LA DECISIONE DI VENDERE – “Mio papà Ivan ha comprato l’Atalanta nel 1994 ed è rimasto presidente fino al 2008, quando ha avuto il malore. In 14 anni ha subìto pressioni di ogni tipo, nonostante i risultati fossero in linea con quelli di una squadra di provincia. Io mi sono ritrovato a fare il presidente a 21 anni. Quando non ci sono più stati i risultati, le pressioni sono diventate insostenibili. Abbiamo venduto per paura e non a prezzo di mercato. Il bilancio era sano. Oltre a Percassi c’erano degli stranieri che volevano la società, ma non li conoscevo. I tifosi, i politici, persino il giornale cittadino, che non ci ha mai amato, spingevano per Percassi. Ho pensato al bene dell’Atalanta. Guarda caso, dopo la vendita si sono ritrovati tutti uniti. Senza quel clima insostenibile, non avrei mai venduto”.

INTERCETTAZIONI – “Tenere rapporti con certi personaggi (il capo ultrà Bocia n.d.r.) è stato un grave errore, lo riconosco. L’ho fatto per alleviare le tensioni a mia mamma e a mia sorella. Ma da me non hanno avuto favori, non ho mai regalato biglietti o creato ‘corsie preferenziali’. Gli ultrà fanno anche iniziative positive, e questo è lodevole, ma non è che se uno fa beneficenza poi è bravo a prescindere”.

CONTE – “Anche lui chiamava il Bocia? Ha sbagliato, come me, ma quelle cose me le aveva già dette. Riteneva che la squadra gli fosse ostile, soprattutto i senatori, soprattutto dopo che lui e Doni si erano messi le mani addosso a Livorno. Conte ha un carattere forte, ma persino lui ha dovuto dimettersi, e questo dice molto… Sono legato ad Antonio, mi ha sempre detto le cose prima che succedessero».

DONI – “Se tornassi indietro non gli farei il contratto, soprattutto dopo avere saputo del calcioscommesse. Ma all’epoca era intoccabile, era troppo influente in uno spogliatoio senza personalità. E pensare che qualcuno ha detto che sarebbe stato il presidente ideale (Percassi al raduno del 2011, ndr)”.

LA RETROCESSIONE – “Ci furono il raid a Zingonia, i volantini, la bomba carta davanti a casa.

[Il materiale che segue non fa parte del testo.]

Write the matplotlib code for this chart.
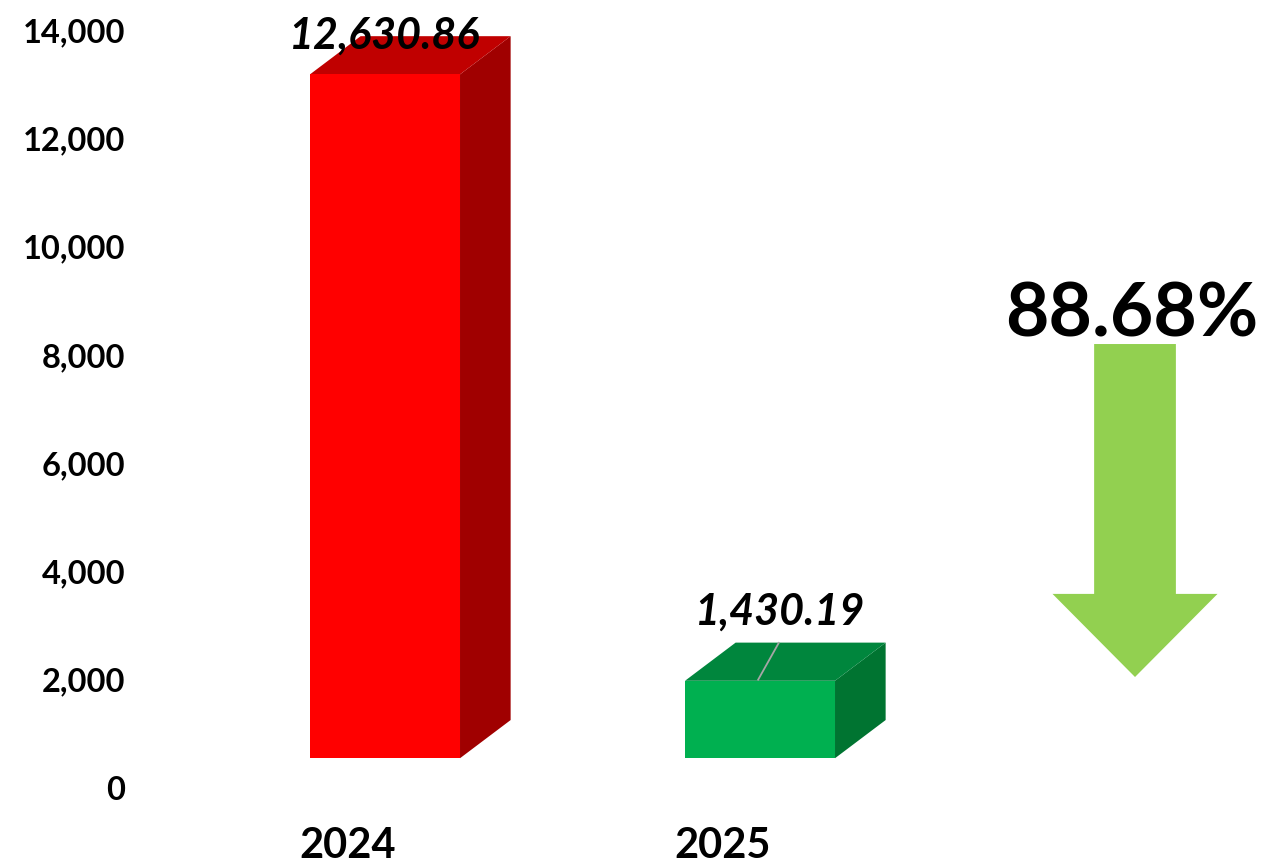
import matplotlib.pyplot as plt
from matplotlib.patches import Polygon

years = ["2024", "2025"]
values = [12630.86, 1430.19]
value_labels = ["12,630.86", "1,430.19"]
change_label = "88.68%"

front_colors = ["#FF0000", "#00B050"]
top_colors = ["#C00000", "#00863D"]
side_colors = ["#A00000", "#007431"]

plt.rcParams['font.family'] = ['Lato', 'DejaVu Sans']

fig = plt.figure(figsize=(12.63, 8.65), dpi=100)
ax = fig.add_axes([135 / 1263, 77 / 865, 1128 / 1263, 758 / 865])

bar_w = 0.4
depth_x = 0.135
depth_y = 705
floor = 550

for i, v in enumerate(values):
    x0 = i - bar_w / 2
    x1 = i + bar_w / 2
    top = floor + v
    # side face
    ax.add_patch(Polygon([(x1, floor), (x1 + depth_x, floor + depth_y),
                          (x1 + depth_x, top + depth_y), (x1, top)],
                         closed=True, facecolor=side_colors[i], edgecolor="none"))
    # top face
    ax.add_patch(Polygon([(x0, top), (x0 + depth_x, top + depth_y),
                          (x1 + depth_x, top + depth_y), (x1, top)],
                         closed=True, facecolor=top_colors[i], edgecolor="none"))
    # front face
    ax.add_patch(Polygon([(x0, floor), (x1, floor), (x1, top), (x0, top)],
                         closed=True, facecolor=front_colors[i], edgecolor="none"))
    ax.text(i - 0.1, -1300, years[i], ha="center", va="baseline",
            fontsize=30, fontweight="bold")

# value labels
top0 = floor + values[0]
ax.text(0, top0 + 480, value_labels[0], ha="center", va="baseline",
        fontsize=31, fontweight="bold", fontstyle="italic")
top1 = floor + values[1]
ax.text(1.053, top1 + 1030, value_labels[1], ha="center", va="baseline",
        fontsize=31, fontweight="bold", fontstyle="italic")
ax.plot([1.05, 0.995], [top1 + 700, top1 + 20], color="#A6A6A6", lw=1.3)

# change arrow
ax_x = 2.0
shaft_w = 0.109
head_w = 0.22
y_top, y_neck, y_tip = 8200, 3585, 2050
ax.add_patch(Polygon([(ax_x - shaft_w, y_top), (ax_x + shaft_w, y_top),
                      (ax_x + shaft_w, y_neck), (ax_x + head_w, y_neck),
                      (ax_x, y_tip), (ax_x - head_w, y_neck),
                      (ax_x - shaft_w, y_neck)],
                     closed=True, facecolor="#92D050", edgecolor="none"))
ax.text(ax_x - 0.01, 8330, change_label, ha="center", va="baseline",
        fontsize=54, fontweight="bold")

ax.set_xlim(-0.6667, 2.3413)
ax.set_ylim(0, 14000)
ax.set_yticks(range(0, 14001, 2000))
ax.set_yticklabels([f"{t:,}" for t in range(0, 14001, 2000)],
                   fontsize=23.5, fontweight="bold")
ax.tick_params(axis="y", length=0, pad=7)
ax.set_xticks([])
for s in ax.spines.values():
    s.set_visible(False)

fig.savefig("out.png", dpi=100)
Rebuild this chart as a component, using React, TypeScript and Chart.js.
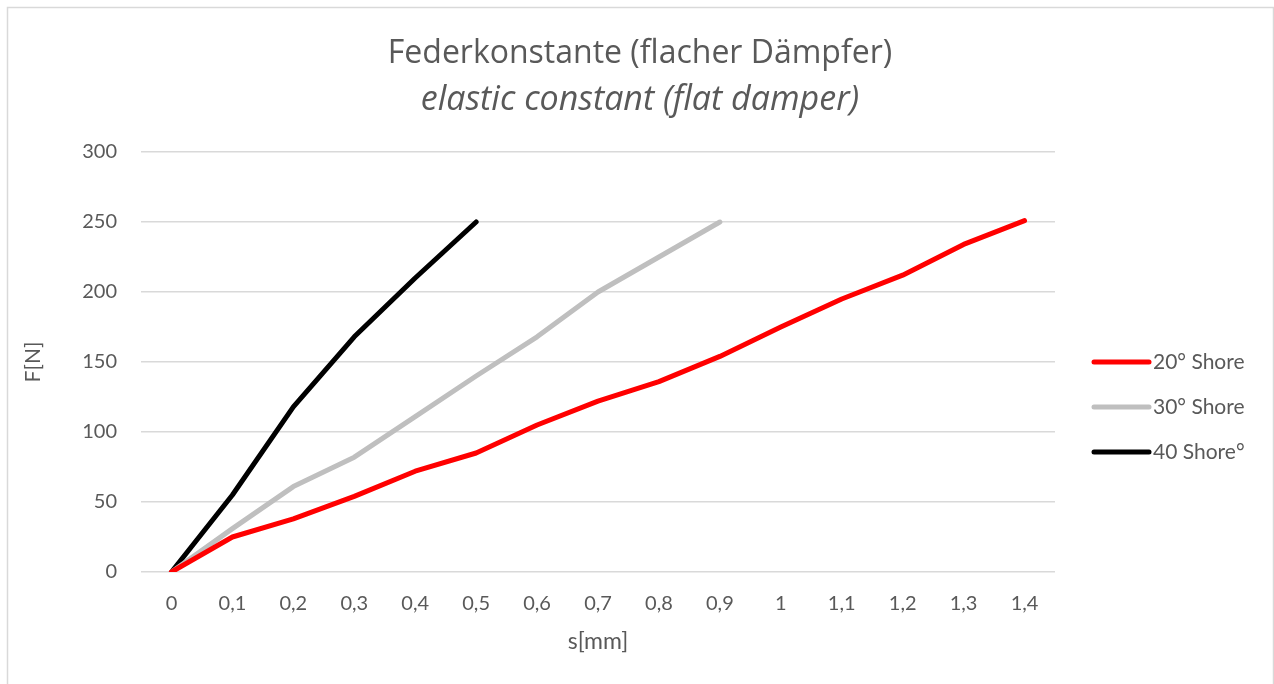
import React, { useEffect, useRef } from "react";
import { Chart, registerables } from "chart.js";

Chart.register(...registerables);

const categories = ["0", "0,1", "0,2", "0,3", "0,4", "0,5", "0,6", "0,7", "0,8", "0,9", "1", "1,1", "1,2", "1,3", "1,4"];
const shore20 = [0, 25, 38, 54, 72, 85, 105, 122, 136, 154, 175, 195, 212, 234, 251];
const shore30 = [0, 31, 61, 82, 111, 140, 168, 200, 225, 250, null, null, null, null, null];
const shore40 = [0, 55, 118, 168, 210, 250, null, null, null, null, null, null, null, null, null];
const seriesLabels = ["20° Shore", "30° Shore", "40 Shore°"];
const seriesColors = ["#ff0000", "#bfbfbf", "#000000"];
const yMin = 0;
const yMax = 300;
const yStep = 50;
const titleText = "Federkonstante (flacher Dämpfer)";
const subtitleText = "elastic constant (flat damper)";
const xAxisTitle = "s[mm]";
const yAxisTitle = "F[N]";

const FONT = "Lato, 'Open Sans', sans-serif";
const TITLE_FONT = "'Open Sans', Lato, sans-serif";
const TEXT = "#595959";
const GRID = "#d9d9d9";

const framePlugin = {
  id: "frame",
  beforeDraw(chart: any) {
    const ctx = chart.ctx;
    ctx.save();
    ctx.fillStyle = "#ffffff";
    ctx.fillRect(0, 0, chart.width, chart.height);
    ctx.strokeStyle = GRID;
    ctx.lineWidth = 1.5;
    ctx.strokeRect(7.5, 7.5, chart.width - 8, chart.height + 20);
    ctx.restore();
  },
};

const titlePlugin = {
  id: "twoLineTitle",
  afterDraw(chart: any) {
    const ctx = chart.ctx;
    ctx.save();
    ctx.fillStyle = TEXT;
    ctx.textAlign = "center";
    ctx.textBaseline = "middle";
    ctx.font = `400 32px ${TITLE_FONT}`;
    ctx.fillText(titleText, 640, 54);
    ctx.font = `italic 400 34px ${TITLE_FONT}`;
    ctx.fillText(subtitleText, 640, 100);
    ctx.restore();
  },
};

const legendPlugin = {
  id: "sideLegend",
  afterDraw(chart: any) {
    const ctx = chart.ctx;
    ctx.save();
    const x0 = 1094;
    const x1 = 1149;
    const yStart = 362;
    const gap = 45;
    chart.data.datasets.forEach((ds: any, i: number) => {
      const y = yStart + i * gap;
      ctx.strokeStyle = ds.borderColor;
      ctx.lineWidth = 5;
      ctx.lineCap = "round";
      ctx.beginPath();
      ctx.moveTo(x0, y);
      ctx.lineTo(x1, y);
      ctx.stroke();
      ctx.fillStyle = TEXT;
      ctx.font = `21px ${FONT}`;
      ctx.textAlign = "left";
      ctx.textBaseline = "middle";
      ctx.fillText(ds.label, x1 + 4, y);
    });
    ctx.restore();
  },
};

export default function App() {
  const canvasRef = useRef<HTMLCanvasElement | null>(null);

  useEffect(() => {
    if (!canvasRef.current) return;
    const seriesData = [shore20, shore30, shore40];
    const chart = new Chart(canvasRef.current, {
      type: "line",
      data: {
        labels: categories,
        datasets: seriesData.map((d, i) => ({
          label: seriesLabels[i],
          data: d,
          borderColor: seriesColors[i],
          backgroundColor: seriesColors[i],
          borderWidth: 5,
          pointRadius: 0,
          tension: 0,
          borderCapStyle: "round",
          borderJoinStyle: "round",
          spanGaps: false,
        })),
      },
      options: {
        animation: false,
        responsive: false,
        maintainAspectRatio: false,
        layout: { padding: { top: 152, left: 18, right: 219, bottom: 25 } },
        plugins: {
          legend: { display: false },
          tooltip: { enabled: false },
          title: { display: false },
        },
        scales: {
          x: {
            type: "category",
            offset: true,
            grid: { display: false, drawTicks: false },
            border: { display: false },
            ticks: { color: TEXT, font: { family: FONT, size: 20 }, padding: 20, maxRotation: 0, autoSkip: false },
            title: { display: true, text: xAxisTitle, color: TEXT, font: { family: FONT, size: 23 }, padding: { top: 4, bottom: 4 } },
            afterFit(scale: any) {
              scale.height = 87;
            },
          },
          y: {
            min: yMin,
            max: yMax,
            grid: { color: GRID, lineWidth: 1.5, drawTicks: false },
            border: { display: false },
            ticks: { stepSize: yStep, color: TEXT, font: { family: FONT, size: 20 }, padding: 24 },
            title: { display: true, text: yAxisTitle, color: TEXT, font: { family: FONT, size: 21 }, padding: { top: 3, bottom: 4 } },
            afterFit(scale: any) {
              scale.width = 123;
            },
          },
        },
      },
      plugins: [framePlugin, titlePlugin, legendPlugin],
    });
    return () => chart.destroy();
  }, []);

  return (
    <div style={{ position: "fixed", left: 0, top: 0, width: 1274, height: 684, background: "#fff" }}>
      <canvas ref={canvasRef} width={1274} height={684} style={{ display: "block" }} />
    </div>
  );
}
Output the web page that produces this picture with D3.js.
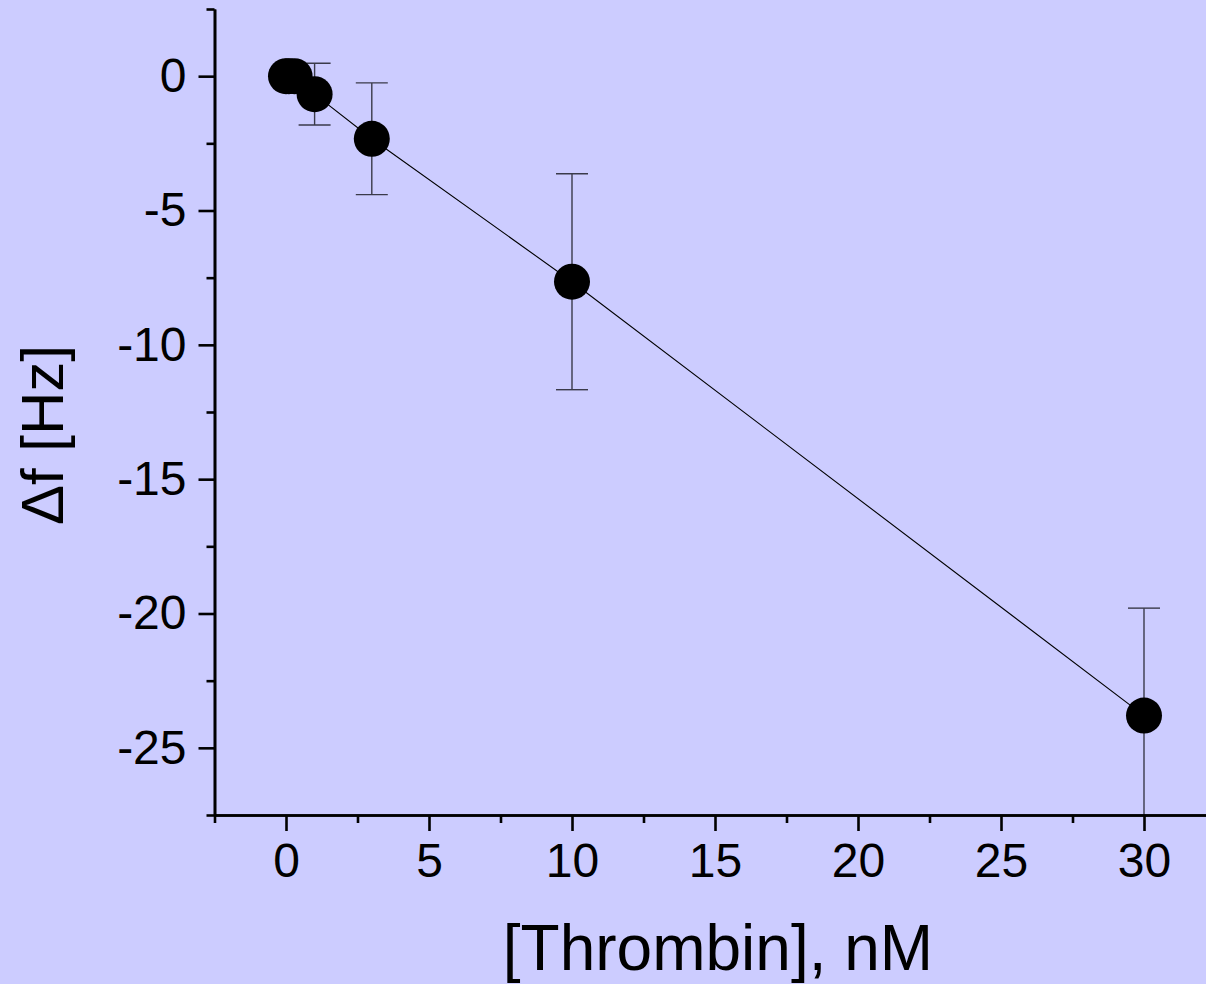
<!DOCTYPE html>
<html>
<head>
<meta charset="utf-8">
<script src="https://cdn.jsdelivr.net/npm/d3@7"></script>
<style>
  html, body { margin: 0; padding: 0; background: #ccccff; }
  svg { display: block; }
  text { font-family: "Liberation Sans", Arial, sans-serif; fill: #000; }
</style>
</head>
<body>
<svg id="chart" width="1206" height="984"></svg>
<script>
// ---- data ----
const concentrations = [0, 0.1, 0.3, 1, 3, 10, 30];          // [Thrombin], nM
const deltaF = [0, 0, 0, -0.67, -2.33, -7.65, -23.8];         // Δf [Hz]
const errors = [0, 0, 0, 1.15, 2.08, 4.02, 4.0];               // error bars (±)
const xTickValues = [0, 5, 10, 15, 20, 25, 30];
const xMinorTicks = [-2.5, 2.5, 7.5, 12.5, 17.5, 22.5, 27.5, 32.5];
const yTickValues = [0, -5, -10, -15, -20, -25];
const yMinorTicks = [2.5, -2.5, -7.5, -12.5, -17.5, -22.5, -27.5];
const xTitle = "[Thrombin], nM";
const yTitle = "Δf [Hz]";

const points = concentrations.map((c, i) => ({ x: c, y: deltaF[i], e: errors[i] }));

const svg = d3.select("#chart");
svg.append("rect").attr("width", 1206).attr("height", 984).attr("fill", "#ccccff");

const x = d3.scaleLinear().domain([-2.5, 32.5]).range([214.5, 1215.5]);
const y = d3.scaleLinear().domain([-27.5, 2.5]).range([815, 9]);

// clip
svg.append("clipPath").attr("id", "plotclip")
  .append("rect").attr("x", 214.5).attr("y", 9).attr("width", 1001).attr("height", 806);

const plot = svg.append("g").attr("clip-path", "url(#plotclip)");

// connecting line
plot.append("path")
  .datum(points)
  .attr("fill", "none")
  .attr("stroke", "#000")
  .attr("stroke-width", 1.1)
  .attr("d", d3.line().x(d => x(d.x)).y(d => y(d.y)));

// error bars
const eb = plot.selectAll("g.eb").data(points.filter(d => d.e > 0)).join("g").attr("class", "eb")
  .attr("stroke", "#3a3a4a").attr("stroke-width", 1.4);
eb.append("line")
  .attr("x1", d => x(d.x)).attr("x2", d => x(d.x))
  .attr("y1", d => y(d.y + d.e)).attr("y2", d => y(d.y - d.e));
eb.append("line")
  .attr("x1", d => x(d.x) - 16).attr("x2", d => x(d.x) + 16)
  .attr("y1", d => y(d.y + d.e)).attr("y2", d => y(d.y + d.e));
eb.append("line")
  .attr("x1", d => x(d.x) - 16).attr("x2", d => x(d.x) + 16)
  .attr("y1", d => y(d.y - d.e)).attr("y2", d => y(d.y - d.e));

// points
plot.selectAll("circle.pt").data(points).join("circle").attr("class", "pt")
  .attr("cx", d => x(d.x)).attr("cy", d => y(d.y)).attr("r", 18)
  .attr("fill", "#000");

// axes
function styleAxis(g) {
  g.selectAll("path.domain").attr("stroke", "#000").attr("stroke-width", 2.6);
  g.selectAll(".tick line").attr("stroke", "#000").attr("stroke-width", 2.6);
}

// x axis: minor then major
const xAxisMinor = svg.append("g").attr("transform", "translate(0,815)")
  .call(d3.axisBottom(x).tickValues(xMinorTicks).tickSize(8).tickSizeOuter(0).tickFormat(""));
styleAxis(xAxisMinor);
const xAxis = svg.append("g").attr("transform", "translate(0,815)")
  .call(d3.axisBottom(x).tickValues(xTickValues).tickSize(16).tickSizeOuter(0).tickPadding(12).tickFormat(d => String(d)));
styleAxis(xAxis);
xAxis.selectAll("text").attr("font-size", 48).attr("dy", "0.71em");

// y axis
const yAxisMinor = svg.append("g").attr("transform", "translate(214.5,0)")
  .call(d3.axisLeft(y).tickValues(yMinorTicks).tickSize(8).tickSizeOuter(0).tickFormat(""));
styleAxis(yAxisMinor);
const yAxis = svg.append("g").attr("transform", "translate(214.5,0)")
  .call(d3.axisLeft(y).tickValues(yTickValues).tickSize(16).tickSizeOuter(0).tickPadding(12).tickFormat(d => String(d)));
styleAxis(yAxis);
yAxis.selectAll("text").attr("font-size", 48);

// titles
svg.append("text")
  .attr("x", 718).attr("y", 970)
  .attr("text-anchor", "middle")
  .attr("font-size", 64)
  .text(xTitle);

svg.append("text")
  .attr("transform", "translate(63,435) rotate(-90)")
  .attr("text-anchor", "middle")
  .attr("font-size", 60)
  .text(yTitle);
</script>
</body>
</html>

L’ultima partita dell’epoca, Atalanta-Palermo, non l’ho potuta vedere su consiglio delle forze dell’ordine. Non era mai capitato in dieci anni, neppure quando papà era in fin di vita. Adesso dall’inchiesta scopro che si tramava per fare pressioni sull’anello debole della mia famiglia, su mia mamma e mia sorella. Questo mi fa stare male. A fare il doppio gioco erano anche persone che stavano nel consiglio d’amministrazione. C’erano presunti amici che, con la scusa di venire a trovare papà, monitoravano la situazione, davano consigli “disinteressati” alla mamma. Roberto Spagnolo era l’uomo di fiducia della mia famiglia. Un secondo dopo che abbiamo venduto è diventato direttore generale con Percassi. Non si è mai visto in nessuna azienda al mondo”.

IL LEGHISTA BELOTTI – “Dice che faceva il mediatore tra ultrà e istituzioni. Mediava tanto bene che scriveva volantini contro il questore Turillo e contro il club. Questa persona fino a poco tempo fa era assessore regionale, pagato con i soldi dei cittadini. E poi ci chiediamo perché l’Italia è ridotta così”.

FUTURO – “Alcuni presidenti mi hanno chiesto di lavorare per loro, qualcuno mi ha proposto di rilevare società in difficoltà: in futuro, forse succederà. Ma mai più in Italia“.